Driver's-ed schools can take MVA, parents and kids for a ride

August 11, 2002|By Susan Reimer

My fellow mothers and I are embarking on a new and highly lucrative enterprise.

We are all quitting our day jobs to start a driver's education school.

We think we have found the golden fleece -- and I do mean fleece -- and we have the state government to thank for it.

The state requires all new drivers to pass a driver's education course that includes 30 hours of classroom time and six hours of driving time.

But -- get this -- the state has so little oversight authority and so little staff to inspect these schools that we will be able to charge our captive market untold hundreds of dollars while providing their children just about anything in the way of driver's education.

And who's going to complain?

Certainly not the kids.

They'd sit through church every morning for two weeks if it meant they would be eligible to get that precious driver's license at the end.

And there won't be any complaints about quality from them. From their point of view, a good driver's ed class is one with their friends in it; a bad driver's ed class is one without their friends in it.

Certainly the parents won't complain.

They don't have a choice, either. This isn't soccer camp. Driver's ed is mandated by law. Send the kids to the nearest class to which a carpool can be arranged, and write the check. Whether it is $200 or $450 doesn't matter. You have to pay it because you have to pay it.

You can see the financial opportunities that a driver's education school presents. At least 60,000 kids apply for their driver's license every year in Maryland. Multiply that by a minimum of $250. Just open the doors and sign up as many as the fire marshal allows.

More, if you want. If anybody starts snooping around, toss a handful of kids out of the class and send them home with a note to their parents: "Sorry. Class full today. Come back next session."

What are the parents going to do? Complain to the Motor Vehicle Administration and risk shutting the school down? No way. Not before their kid has that ticket to drive. And then, who cares? It's over.

Besides, there are 200 driving schools in Maryland and only two full-time inspectors. It would take the state forever to chase down a complaint.

Years ago, driver's ed was handled in the high school classroom. But when the auto safety industry announced that it couldn't prove that driver's education actually made a difference in accident rates, the insurance companies backed off and so did the federal government. There went the money for the teachers and the vehicles, the curriculum and the insurance.

But some states, like Maryland, continue to require any new driver to take a driver's education course, and that's when the private sector moved in.

The Motor Vehicle Administration has made an effort to set standards for these schools and to enforce these standards, but many driving schools have fought this every step of the way. They respond to every new attempt at regulation and supervision with that tired old phrase, "Well, that just means we will have to charge more."

This from an industry with an estimated 40 percent profit margin.

To their credit, some counties in Maryland offer driver's education through the community college.
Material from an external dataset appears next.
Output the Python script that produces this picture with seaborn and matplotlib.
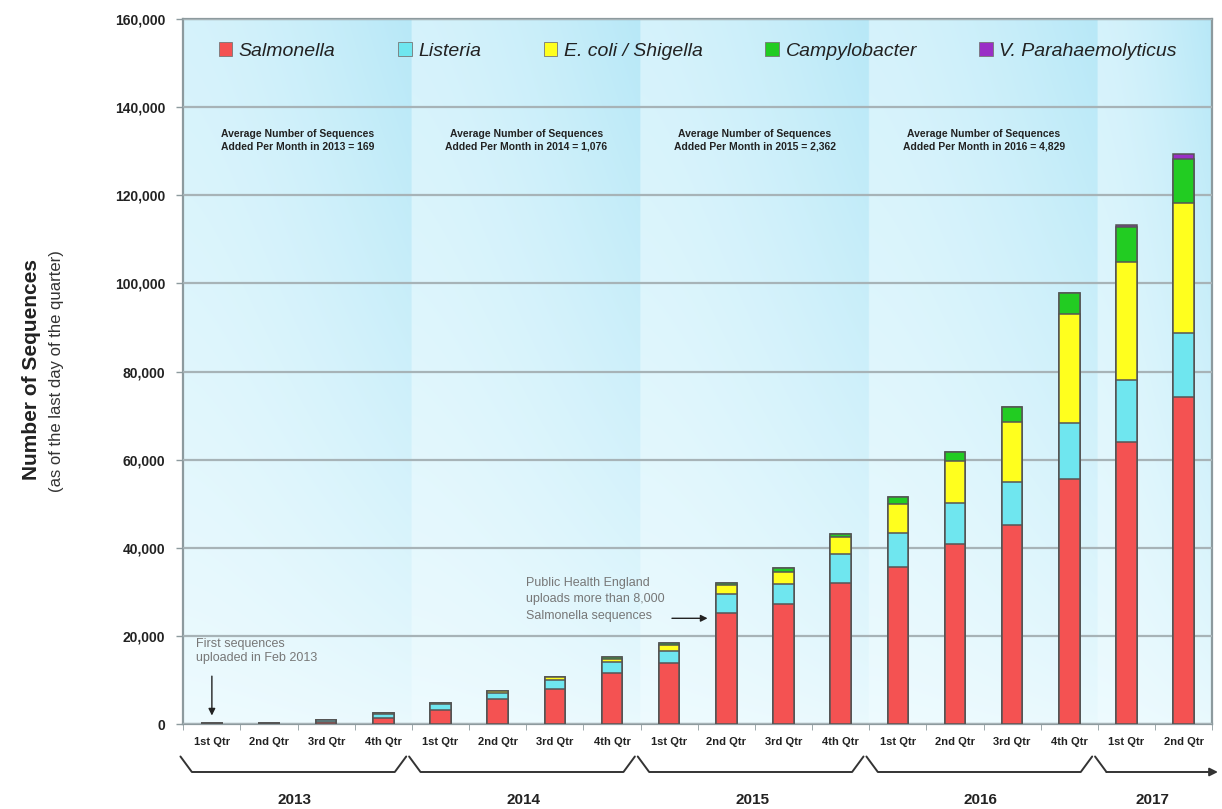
import numpy as np
import pandas as pd
import matplotlib
matplotlib.use("Agg")
import matplotlib.pyplot as plt
import matplotlib.transforms as mtransforms
from matplotlib.patches import Patch
from matplotlib.ticker import FuncFormatter, FixedLocator
import seaborn as sns

#########################################################
# Data
#########################################################
quarters = ["1st Qtr", "2nd Qtr", "3rd Qtr", "4th Qtr"] * 4 + ["1st Qtr", "2nd Qtr"]
years = ["2013", "2014", "2015", "2016", "2017"]
year_first_bar = [0, 4, 8, 12, 16]

species = ["Salmonella", "Listeria", "E. coli / Shigella", "Campylobacter", "V. Parahaemolyticus"]
salmonella = [150, 200, 500, 1300, 3200, 5700, 7900, 11600, 13800, 25200, 27200, 32000,
              35700, 40900, 45200, 55600, 64000, 74200]
listeria = [100, 150, 350, 900, 1300, 1300, 2100, 2500, 2800, 4300, 4600, 6600,
            7600, 9200, 9700, 12700, 14100, 14500]
ecoli = [0, 0, 50, 200, 300, 500, 600, 650, 1300, 2000, 2700, 3800,
         6700, 9600, 13700, 24700, 26800, 29600]
campylobacter = [0, 0, 0, 0, 0, 0, 100, 400, 600, 500, 1000, 800,
                 1500, 2100, 3400, 4800, 7800, 10000]
vparahaemolyticus = [0, 0, 0, 0, 0, 0, 0, 0, 0, 0, 0, 0,
                     0, 0, 0, 0, 500, 1100]

avg_per_month = ["169", "1,076", "2,362", "4,829"]

colors = ["#f45252", "#6fe6ef", "#ffff1e", "#22cc22", "#9a2fc6"]

df = pd.DataFrame({
    "pos": list(range(len(quarters))),
    "Salmonella": salmonella,
    "Listeria": listeria,
    "E. coli / Shigella": ecoli,
    "Campylobacter": campylobacter,
    "V. Parahaemolyticus": vparahaemolyticus,
})
cum = df[species].cumsum(axis=1)

#########################################################
# Figure
#########################################################
sns.set_style("white")
plt.rcParams["font.family"] = ["Liberation Sans", "DejaVu Sans"]

fig = plt.figure(figsize=(12.22, 8.09), dpi=100)
ax = fig.add_axes([0.150, 0.105, 0.842, 0.8715])

n = len(quarters)
ax.set_xlim(-0.5, n - 0.5)
ax.set_ylim(0, 160000)

# background: light cyan, fading down, each year lighter on its left side
nx, ny = 720, 200
xs = np.linspace(-0.5, n - 0.5, nx)
ys = np.linspace(0, 1, ny)
bounds = [-0.5, 3.5, 7.5, 11.5, 15.5, n - 0.5]
h = np.zeros(nx)
for a, b in zip(bounds[:-1], bounds[1:]):
    m = (xs >= a) & (xs <= b)
    h[m] = 0.5 + 0.5 * ((xs[m] - a) / (b - a)) ** 1.5
v = 0.15 + 0.85 * ys ** 0.8
t = v[:, None] * h[None, :]
light = np.array([0.95, 0.99, 1.0])
dark = np.array([0.72, 0.91, 0.97])
img = light[None, None, :] * (1 - t[..., None]) + dark[None, None, :] * t[..., None]
ax.imshow(img, extent=[-0.5, n - 0.5, 0, 160000], origin="lower",
          aspect="auto", zorder=0, interpolation="bilinear")

# stacked bars: draw the tallest cumulative layer first
for sp, c in reversed(list(zip(species, colors))):
    sns.barplot(x=df["pos"], y=cum[sp], color=c, width=0.36, saturation=1,
                edgecolor="#555555", linewidth=1.1, ax=ax, zorder=3)

ax.set_xlim(-0.5, n - 0.5)
ax.set_ylim(0, 160000)

# grid and spines
ax.set_axisbelow(False)
ax.yaxis.grid(True, color="#a7b3b7", linewidth=1.6, zorder=1)
ax.xaxis.grid(False)
for s in ax.spines.values():
    s.set_color("#8d9a9e")
    s.set_linewidth(1.6)
    s.set_visible(True)

# ticks
ax.set_yticks(np.arange(0, 160001, 20000))
ax.yaxis.set_major_formatter(FuncFormatter(lambda v, p: f"{int(v):,}"))
ax.tick_params(axis="y", length=5, width=1, color="#8d9a9e", pad=8,
               labelsize=10, left=True)
for lab in ax.get_yticklabels():
    lab.set_fontweight("bold")
    lab.set_color("#222222")

ax.set_xticks(range(n))
ax.set_xticklabels(quarters, fontsize=8, fontweight="bold", color="#222222")
ax.tick_params(axis="x", length=0, pad=9)
ax.xaxis.set_minor_locator(FixedLocator(np.arange(-0.5, n, 1.0)))
ax.tick_params(axis="x", which="minor", length=4, color="#8d9a9e", bottom=True)
ax.set_xlabel("")
ax.set_ylabel("")

# y axis titles
fig.text(0.026, 0.543, "Number of Sequences", rotation=90, fontsize=15,
         fontweight="bold", ha="center", va="center", color="#222222")
fig.text(0.046, 0.541, "(as of the last day of the quarter)", rotation=90,
         fontsize=12, ha="center", va="center", color="#333333")

# legend
handles = [Patch(facecolor=c, edgecolor="#777777", linewidth=0.6) for c in colors]
leg = ax.legend(handles, species, loc="upper center", bbox_to_anchor=(0.5, 0.992),
                ncol=5, frameon=False, fontsize=14, handlelength=0.7,
                handleheight=0.7, handletextpad=0.35, columnspacing=3.2)
for txt in leg.get_texts():
    txt.set_fontstyle("italic")
    txt.set_color("#222222")

# yearly average notes
for i, avg in enumerate(avg_per_month):
    xc = year_first_bar[i] + 1.5
    ax.text(xc, 132500, f"Average Number of Sequences\nAdded Per Month in {years[i]} = {avg}",
            ha="center", va="center", fontsize=7.5, fontweight="bold",
            color="#222222", linespacing=1.35, zorder=4)

# callouts
ax.text(-0.28, 19500, "First sequences\nuploaded in Feb 2013", ha="left", va="top",
        fontsize=9, color="#777777", linespacing=1.25, zorder=4)
ax.annotate("", xy=(0, 1300), xytext=(0, 11500),
            arrowprops=dict(arrowstyle="-|>", color="#222222", lw=1.0,
                            mutation_scale=10), zorder=4)
ax.text(5.5, 33400, "Public Health England\nuploads more than 8,000\nSalmonella sequences",
        ha="left", va="top", fontsize=9, color="#777777", linespacing=1.5, zorder=4)
ax.annotate("", xy=(8.72, 24000), xytext=(8.0, 24000),
            arrowprops=dict(arrowstyle="-|>", color="#222222", lw=1.0,
                            mutation_scale=10), zorder=4)

# year braces below the quarter labels
trans = mtransforms.blended_transform_factory(ax.transData, ax.transAxes)
y_top, y_bot = -0.046, -0.068
for i, yr in enumerate(years):
    x0 = year_first_bar[i] - 0.55
    if yr == "2017":
        ax.plot([x0, x0 + 0.2], [y_top, y_bot], transform=trans, color="#333333",
                lw=1.4, clip_on=False)
        ax.annotate("", xy=(n - 0.4, y_bot), xytext=(x0 + 0.2, y_bot),
                    xycoords=trans, textcoords=trans,
                    arrowprops=dict(arrowstyle="-|>", color="#333333", lw=1.4,
                                    mutation_scale=12, shrinkA=0, shrinkB=0),
                    annotation_clip=False)
        xc = 16.45
    else:
        x1 = year_first_bar[i] + 3.4
        ax.plot([x0, x0 + 0.2, x1 - 0.2, x1], [y_top, y_bot, y_bot, y_top],
                transform=trans, color="#333333", lw=1.4, clip_on=False)
        xc = year_first_bar[i] + 1.45
    ax.text(xc, -0.108, yr, transform=trans, ha="center", va="center",
            fontsize=11, fontweight="bold", color="#222222")

fig.savefig("out.png", dpi=100)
Both the administration and the teaching of these courses appear to be credible and professional.

But my fellow mothers and I are simply going to rent a ratty storefront in a strip mall, hang out a sign, turn on the voicemail and go out to lunch. Let the money roll in because the state is furnishing us the customers.

Each summer, these driver's education horror stories -- chaotic administration, overbooked classes, wasted time, lousy facilities, no classroom supplies, poor instruction, long delays in scheduling driving time and general price gouging -- make their way to the dismayed Anne Ferro, head of Maryland's MVA.

"It may be time to revisit the value of mandatory driver's education because it is tough to ensure the quality we think parents should expect," she says. "When parents have a choice, they shop around for something that is worth their money."

But the biggest problem with mandatory driver's education may be that it leads us all to believe that our kids will know how to drive when they graduate. They won't.

Driver's ed teaches basic concepts and driving theory, but it is no substitute for practice -- time spent behind the wheel with an adult in the passenger seat.

Parents have a right to know if a driving school is doing a good job of teaching this conceptual part of driving, and the best way is to be there for the first class and plan to drop in again.

Parents should be as vigilant about the quality of their child's driving instruction as they would be about the instruction at a sports camp.

There is a reason why you won't find my fellow mothers and me running one of those.